John Fallon, CEO of Pearson, said he was skeptical that OPM companies can guarantee outcomes for colleges. He declined to comment specifically on his company’s work with the University of Florida, but said OPM companies will “inevitably” strike some deals that work well and some that won’t.
“This is pioneering work, and it’s a sector of higher education in its relative infancy,” Fallon said. Most analysts agree the sector is going to continue growing, he said, but “anyone who professes to know exactly how it’s going to go is almost certainly going to be wrong.”
The algorithm does have some large blind spots, Mokkarala and Paucek acknowledged.
When 2U is looking at a degree in a field in which it is already active online -- like an M.B.A., which it already runs four of -- the company can make predictions “with extraordinarily high confidence,” Paucek said. It knows less when it enters a new field, such as when it last year launched Syracuse University’s master of science in communications -- the first of its kind available through 2U.

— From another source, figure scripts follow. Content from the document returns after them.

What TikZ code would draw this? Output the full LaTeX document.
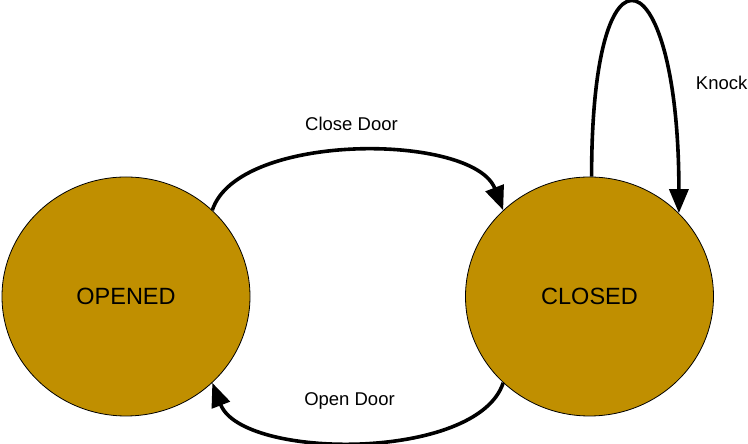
\documentclass[tikz,border=0pt]{standalone}
\usepackage{fontspec}
\setmainfont{Liberation Sans}
\usetikzlibrary{arrows.meta,shapes.geometric}
\definecolor{stategold}{RGB}{192,143,0}

\begin{document}
\begin{tikzpicture}[x=1pt,y=1pt,
        stnode/.style={ellipse,draw=black,line width=0.8pt,fill=stategold,
                minimum width=248pt,minimum height=239pt,inner sep=0pt,
                font=\fontsize{23.5}{28}\selectfont},
        trans/.style={line width=3.6pt,-{Triangle[length=24pt,width=19pt]}},
        lbl/.style={anchor=base,font=\fontsize{18.5}{22}\selectfont}]
        \useasboundingbox (0,0) rectangle (748,444);
        \node (v0) [stnode] at (126,147.5) {OPENED};
        \node (v1) [stnode] at (589.5,147.5) {CLOSED};
        \node (l0) [lbl] at (351.5,313) {Close Door};
        \node (l1) [lbl] at (349.5,38.5) {Open Door};
        \node (l2) [lbl] at (721.7,354.7) {Knock};
        \draw (v0.45) edge [trans, out=72, in=111, looseness=0.73] (v1.135);
        \draw (v1.225) edge [trans, out=252, in=291, looseness=0.73] (v0.315);
        \draw (v1.89) edge [trans, out=90, in=90, looseness=6.9] (v1.43);
\end{tikzpicture}
\end{document}
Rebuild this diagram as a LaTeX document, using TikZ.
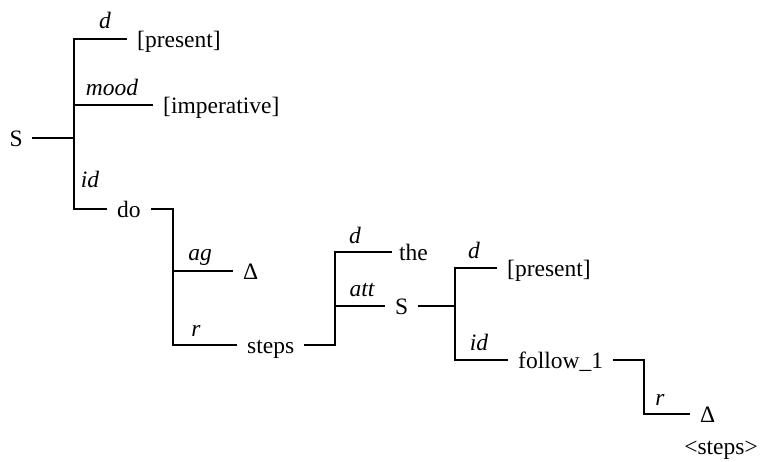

Worse yet are disciplines such as data science that have recently become popular but lack historical data. In those cases, 2U will try to use data such as search traffic as a proxy, “but the reality is the proxy isn’t as good,” Paucek said.
Of course, there are many other factors that could make or break a relationship between a college and an OPM company that the algorithm doesn’t take into account. Chief among them is the human element. A college may look like a perfect partner on paper, but offering a program online may be a nonstarter if the faculty lacks interest.
“At the end of the day, regardless of what the algorithm says, if we don’t have the full weight of the school [behind us], we have nothing,” Paucek said.